** START **

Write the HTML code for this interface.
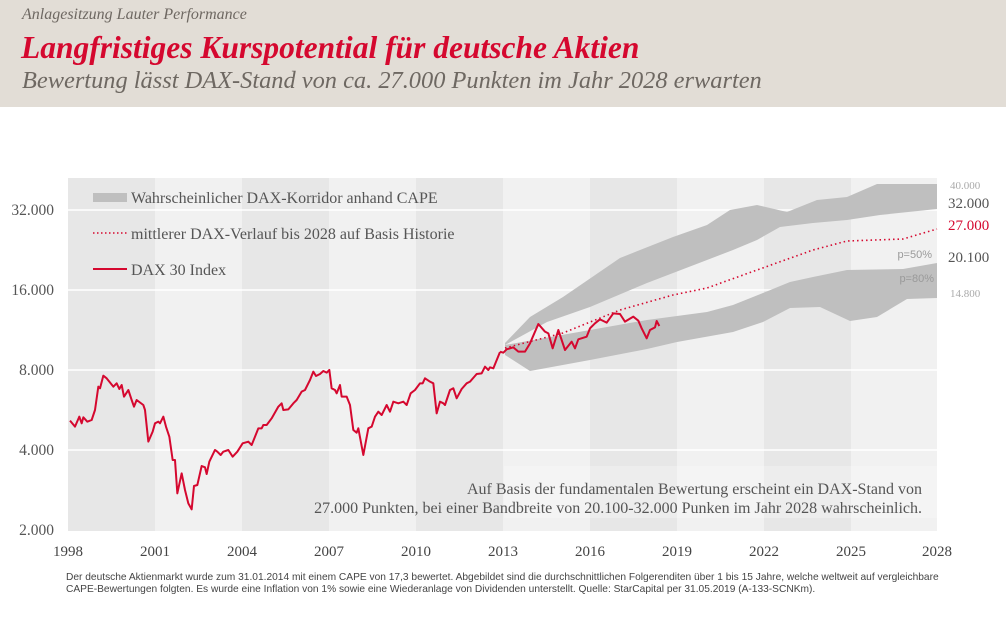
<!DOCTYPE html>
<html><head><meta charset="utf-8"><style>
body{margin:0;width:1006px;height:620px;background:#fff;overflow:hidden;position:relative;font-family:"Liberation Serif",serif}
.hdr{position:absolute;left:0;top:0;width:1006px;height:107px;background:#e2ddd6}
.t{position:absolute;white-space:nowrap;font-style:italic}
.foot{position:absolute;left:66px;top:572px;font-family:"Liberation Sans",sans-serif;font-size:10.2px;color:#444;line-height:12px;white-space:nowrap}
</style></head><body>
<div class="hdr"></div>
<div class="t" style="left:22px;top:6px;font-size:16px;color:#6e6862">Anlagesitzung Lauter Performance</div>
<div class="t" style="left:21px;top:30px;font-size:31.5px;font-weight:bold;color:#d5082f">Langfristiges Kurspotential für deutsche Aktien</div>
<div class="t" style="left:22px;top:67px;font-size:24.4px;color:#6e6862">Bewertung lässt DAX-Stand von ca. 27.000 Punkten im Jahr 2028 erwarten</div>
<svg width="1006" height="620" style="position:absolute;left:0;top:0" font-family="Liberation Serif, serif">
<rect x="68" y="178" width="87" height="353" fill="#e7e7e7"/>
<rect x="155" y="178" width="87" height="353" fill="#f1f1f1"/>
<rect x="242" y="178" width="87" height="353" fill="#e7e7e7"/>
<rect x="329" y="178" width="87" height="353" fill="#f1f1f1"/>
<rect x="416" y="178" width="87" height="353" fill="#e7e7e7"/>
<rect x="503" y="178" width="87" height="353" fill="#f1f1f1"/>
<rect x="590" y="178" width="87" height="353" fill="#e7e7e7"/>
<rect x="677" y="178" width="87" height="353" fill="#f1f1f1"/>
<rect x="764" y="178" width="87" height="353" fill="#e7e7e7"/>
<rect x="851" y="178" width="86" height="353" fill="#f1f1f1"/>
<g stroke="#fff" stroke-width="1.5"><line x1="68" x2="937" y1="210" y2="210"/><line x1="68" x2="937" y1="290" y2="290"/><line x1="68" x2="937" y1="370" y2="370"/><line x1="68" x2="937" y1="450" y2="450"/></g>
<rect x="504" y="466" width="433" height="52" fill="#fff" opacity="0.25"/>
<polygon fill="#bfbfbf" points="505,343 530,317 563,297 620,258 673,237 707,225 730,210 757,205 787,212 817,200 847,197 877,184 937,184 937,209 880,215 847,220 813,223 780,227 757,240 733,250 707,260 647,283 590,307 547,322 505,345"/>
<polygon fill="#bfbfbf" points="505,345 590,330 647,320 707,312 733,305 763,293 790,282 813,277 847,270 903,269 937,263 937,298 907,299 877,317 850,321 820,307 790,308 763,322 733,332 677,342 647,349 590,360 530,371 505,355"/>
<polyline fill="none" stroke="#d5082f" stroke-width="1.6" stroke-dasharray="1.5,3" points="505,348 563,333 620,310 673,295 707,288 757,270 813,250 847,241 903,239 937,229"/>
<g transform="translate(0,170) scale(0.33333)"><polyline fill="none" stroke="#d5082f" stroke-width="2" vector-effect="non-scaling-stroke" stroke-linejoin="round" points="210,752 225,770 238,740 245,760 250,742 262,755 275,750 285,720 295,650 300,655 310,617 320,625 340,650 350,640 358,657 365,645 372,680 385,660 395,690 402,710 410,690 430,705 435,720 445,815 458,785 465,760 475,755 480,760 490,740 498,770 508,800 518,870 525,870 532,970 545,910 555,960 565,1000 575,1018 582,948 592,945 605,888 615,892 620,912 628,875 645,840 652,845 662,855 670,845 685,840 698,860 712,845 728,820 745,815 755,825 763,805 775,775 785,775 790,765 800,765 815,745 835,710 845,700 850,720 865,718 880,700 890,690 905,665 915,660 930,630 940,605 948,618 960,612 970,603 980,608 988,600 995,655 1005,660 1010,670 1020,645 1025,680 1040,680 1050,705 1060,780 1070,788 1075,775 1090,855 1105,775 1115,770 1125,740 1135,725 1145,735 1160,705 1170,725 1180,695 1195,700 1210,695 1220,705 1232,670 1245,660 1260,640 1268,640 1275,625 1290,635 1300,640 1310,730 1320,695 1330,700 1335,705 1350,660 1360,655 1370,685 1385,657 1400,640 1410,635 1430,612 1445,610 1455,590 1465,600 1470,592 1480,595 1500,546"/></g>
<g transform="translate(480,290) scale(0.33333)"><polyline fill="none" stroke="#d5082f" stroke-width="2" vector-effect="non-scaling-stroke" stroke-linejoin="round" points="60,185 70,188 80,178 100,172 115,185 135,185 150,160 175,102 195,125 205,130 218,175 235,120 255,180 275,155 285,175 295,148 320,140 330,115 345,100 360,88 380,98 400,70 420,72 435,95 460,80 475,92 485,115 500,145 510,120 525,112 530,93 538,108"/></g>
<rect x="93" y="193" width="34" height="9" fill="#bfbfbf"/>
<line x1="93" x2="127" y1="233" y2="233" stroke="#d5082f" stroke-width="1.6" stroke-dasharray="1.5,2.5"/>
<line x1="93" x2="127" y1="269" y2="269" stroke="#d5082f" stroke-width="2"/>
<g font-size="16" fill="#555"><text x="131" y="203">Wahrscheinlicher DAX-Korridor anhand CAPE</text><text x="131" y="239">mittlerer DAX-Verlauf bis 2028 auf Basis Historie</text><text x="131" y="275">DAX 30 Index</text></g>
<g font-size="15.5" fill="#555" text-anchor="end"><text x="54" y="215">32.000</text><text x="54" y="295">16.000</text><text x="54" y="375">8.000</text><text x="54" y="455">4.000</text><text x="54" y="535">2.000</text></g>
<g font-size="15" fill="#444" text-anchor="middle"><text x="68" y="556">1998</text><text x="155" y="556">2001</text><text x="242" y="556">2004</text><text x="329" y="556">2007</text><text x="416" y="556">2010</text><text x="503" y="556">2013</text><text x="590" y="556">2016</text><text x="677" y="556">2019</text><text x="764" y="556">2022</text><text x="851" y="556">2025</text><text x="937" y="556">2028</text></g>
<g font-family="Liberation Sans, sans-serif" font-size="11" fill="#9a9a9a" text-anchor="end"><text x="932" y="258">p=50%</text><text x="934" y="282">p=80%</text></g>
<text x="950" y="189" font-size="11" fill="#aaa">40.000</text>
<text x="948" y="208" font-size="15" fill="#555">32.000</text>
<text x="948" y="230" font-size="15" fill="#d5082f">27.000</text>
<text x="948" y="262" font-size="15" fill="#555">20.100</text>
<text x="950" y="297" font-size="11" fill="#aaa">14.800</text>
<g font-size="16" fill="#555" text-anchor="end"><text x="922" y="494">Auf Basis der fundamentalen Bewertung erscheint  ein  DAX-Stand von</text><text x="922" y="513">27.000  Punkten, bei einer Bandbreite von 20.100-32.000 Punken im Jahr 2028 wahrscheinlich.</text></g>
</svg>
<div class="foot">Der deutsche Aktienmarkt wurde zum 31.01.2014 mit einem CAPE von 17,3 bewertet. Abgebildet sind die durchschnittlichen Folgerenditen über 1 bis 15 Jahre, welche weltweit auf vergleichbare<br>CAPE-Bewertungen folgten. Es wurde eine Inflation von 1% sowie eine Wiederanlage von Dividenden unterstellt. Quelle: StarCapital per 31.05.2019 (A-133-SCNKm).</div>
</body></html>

** END **

(DIRECTIONS FOR THIS TASK) Take the data above and repeat it exactly, leaving each picture out.

(RESPONSE TO THE EXERCISE)
Write the HTML code for this interface.
<!DOCTYPE html>
<html><head><meta charset="utf-8"><style>
body{margin:0;width:1006px;height:620px;background:#fff;overflow:hidden;position:relative;font-family:"Liberation Serif",serif}
.hdr{position:absolute;left:0;top:0;width:1006px;height:107px;background:#e2ddd6}
.t{position:absolute;white-space:nowrap;font-style:italic}
.foot{position:absolute;left:66px;top:572px;font-family:"Liberation Sans",sans-serif;font-size:10.2px;color:#444;line-height:12px;white-space:nowrap}
</style></head><body>
<div class="hdr"></div>
<div class="t" style="left:22px;top:6px;font-size:16px;color:#6e6862">Anlagesitzung Lauter Performance</div>
<div class="t" style="left:21px;top:30px;font-size:31.5px;font-weight:bold;color:#d5082f">Langfristiges Kurspotential für deutsche Aktien</div>
<div class="t" style="left:22px;top:67px;font-size:24.4px;color:#6e6862">Bewertung lässt DAX-Stand von ca. 27.000 Punkten im Jahr 2028 erwarten</div>
<svg width="1006" height="620" style="position:absolute;left:0;top:0" font-family="Liberation Serif, serif">
<rect x="68" y="178" width="87" height="353" fill="#e7e7e7"/>
<rect x="155" y="178" width="87" height="353" fill="#f1f1f1"/>
<rect x="242" y="178" width="87" height="353" fill="#e7e7e7"/>
<rect x="329" y="178" width="87" height="353" fill="#f1f1f1"/>
<rect x="416" y="178" width="87" height="353" fill="#e7e7e7"/>
<rect x="503" y="178" width="87" height="353" fill="#f1f1f1"/>
<rect x="590" y="178" width="87" height="353" fill="#e7e7e7"/>
<rect x="677" y="178" width="87" height="353" fill="#f1f1f1"/>
<rect x="764" y="178" width="87" height="353" fill="#e7e7e7"/>
<rect x="851" y="178" width="86" height="353" fill="#f1f1f1"/>
<g stroke="#fff" stroke-width="1.5"><line x1="68" x2="937" y1="210" y2="210"/><line x1="68" x2="937" y1="290" y2="290"/><line x1="68" x2="937" y1="370" y2="370"/><line x1="68" x2="937" y1="450" y2="450"/></g>
<rect x="504" y="466" width="433" height="52" fill="#fff" opacity="0.25"/>
<polygon fill="#bfbfbf" points="505,343 530,317 563,297 620,258 673,237 707,225 730,210 757,205 787,212 817,200 847,197 877,184 937,184 937,209 880,215 847,220 813,223 780,227 757,240 733,250 707,260 647,283 590,307 547,322 505,345"/>
<polygon fill="#bfbfbf" points="505,345 590,330 647,320 707,312 733,305 763,293 790,282 813,277 847,270 903,269 937,263 937,298 907,299 877,317 850,321 820,307 790,308 763,322 733,332 677,342 647,349 590,360 530,371 505,355"/>
<polyline fill="none" stroke="#d5082f" stroke-width="1.6" stroke-dasharray="1.5,3" points="505,348 563,333 620,310 673,295 707,288 757,270 813,250 847,241 903,239 937,229"/>
<g transform="translate(0,170) scale(0.33333)"><polyline fill="none" stroke="#d5082f" stroke-width="2" vector-effect="non-scaling-stroke" stroke-linejoin="round" points="210,752 225,770 238,740 245,760 250,742 262,755 275,750 285,720 295,650 300,655 310,617 320,625 340,650 350,640 358,657 365,645 372,680 385,660 395,690 402,710 410,690 430,705 435,720 445,815 458,785 465,760 475,755 480,760 490,740 498,770 508,800 518,870 525,870 532,970 545,910 555,960 565,1000 575,1018 582,948 592,945 605,888 615,892 620,912 628,875 645,840 652,845 662,855 670,845 685,840 698,860 712,845 728,820 745,815 755,825 763,805 775,775 785,775 790,765 800,765 815,745 835,710 845,700 850,720 865,718 880,700 890,690 905,665 915,660 930,630 940,605 948,618 960,612 970,603 980,608 988,600 995,655 1005,660 1010,670 1020,645 1025,680 1040,680 1050,705 1060,780 1070,788 1075,775 1090,855 1105,775 1115,770 1125,740 1135,725 1145,735 1160,705 1170,725 1180,695 1195,700 1210,695 1220,705 1232,670 1245,660 1260,640 1268,640 1275,625 1290,635 1300,640 1310,730 1320,695 1330,700 1335,705 1350,660 1360,655 1370,685 1385,657 1400,640 1410,635 1430,612 1445,610 1455,590 1465,600 1470,592 1480,595 1500,546"/></g>
<g transform="translate(480,290) scale(0.33333)"><polyline fill="none" stroke="#d5082f" stroke-width="2" vector-effect="non-scaling-stroke" stroke-linejoin="round" points="60,185 70,188 80,178 100,172 115,185 135,185 150,160 175,102 195,125 205,130 218,175 235,120 255,180 275,155 285,175 295,148 320,140 330,115 345,100 360,88 380,98 400,70 420,72 435,95 460,80 475,92 485,115 500,145 510,120 525,112 530,93 538,108"/></g>
<rect x="93" y="193" width="34" height="9" fill="#bfbfbf"/>
<line x1="93" x2="127" y1="233" y2="233" stroke="#d5082f" stroke-width="1.6" stroke-dasharray="1.5,2.5"/>
<line x1="93" x2="127" y1="269" y2="269" stroke="#d5082f" stroke-width="2"/>
<g font-size="16" fill="#555"><text x="131" y="203">Wahrscheinlicher DAX-Korridor anhand CAPE</text><text x="131" y="239">mittlerer DAX-Verlauf bis 2028 auf Basis Historie</text><text x="131" y="275">DAX 30 Index</text></g>
<g font-size="15.5" fill="#555" text-anchor="end"><text x="54" y="215">32.000</text><text x="54" y="295">16.000</text><text x="54" y="375">8.000</text><text x="54" y="455">4.000</text><text x="54" y="535">2.000</text></g>
<g font-size="15" fill="#444" text-anchor="middle"><text x="68" y="556">1998</text><text x="155" y="556">2001</text><text x="242" y="556">2004</text><text x="329" y="556">2007</text><text x="416" y="556">2010</text><text x="503" y="556">2013</text><text x="590" y="556">2016</text><text x="677" y="556">2019</text><text x="764" y="556">2022</text><text x="851" y="556">2025</text><text x="937" y="556">2028</text></g>
<g font-family="Liberation Sans, sans-serif" font-size="11" fill="#9a9a9a" text-anchor="end"><text x="932" y="258">p=50%</text><text x="934" y="282">p=80%</text></g>
<text x="950" y="189" font-size="11" fill="#aaa">40.000</text>
<text x="948" y="208" font-size="15" fill="#555">32.000</text>
<text x="948" y="230" font-size="15" fill="#d5082f">27.000</text>
<text x="948" y="262" font-size="15" fill="#555">20.100</text>
<text x="950" y="297" font-size="11" fill="#aaa">14.800</text>
<g font-size="16" fill="#555" text-anchor="end"><text x="922" y="494">Auf Basis der fundamentalen Bewertung erscheint  ein  DAX-Stand von</text><text x="922" y="513">27.000  Punkten, bei einer Bandbreite von 20.100-32.000 Punken im Jahr 2028 wahrscheinlich.</text></g>
</svg>
<div class="foot">Der deutsche Aktienmarkt wurde zum 31.01.2014 mit einem CAPE von 17,3 bewertet. Abgebildet sind die durchschnittlichen Folgerenditen über 1 bis 15 Jahre, welche weltweit auf vergleichbare<br>CAPE-Bewertungen folgten. Es wurde eine Inflation von 1% sowie eine Wiederanlage von Dividenden unterstellt. Quelle: StarCapital per 31.05.2019 (A-133-SCNKm).</div>
</body></html>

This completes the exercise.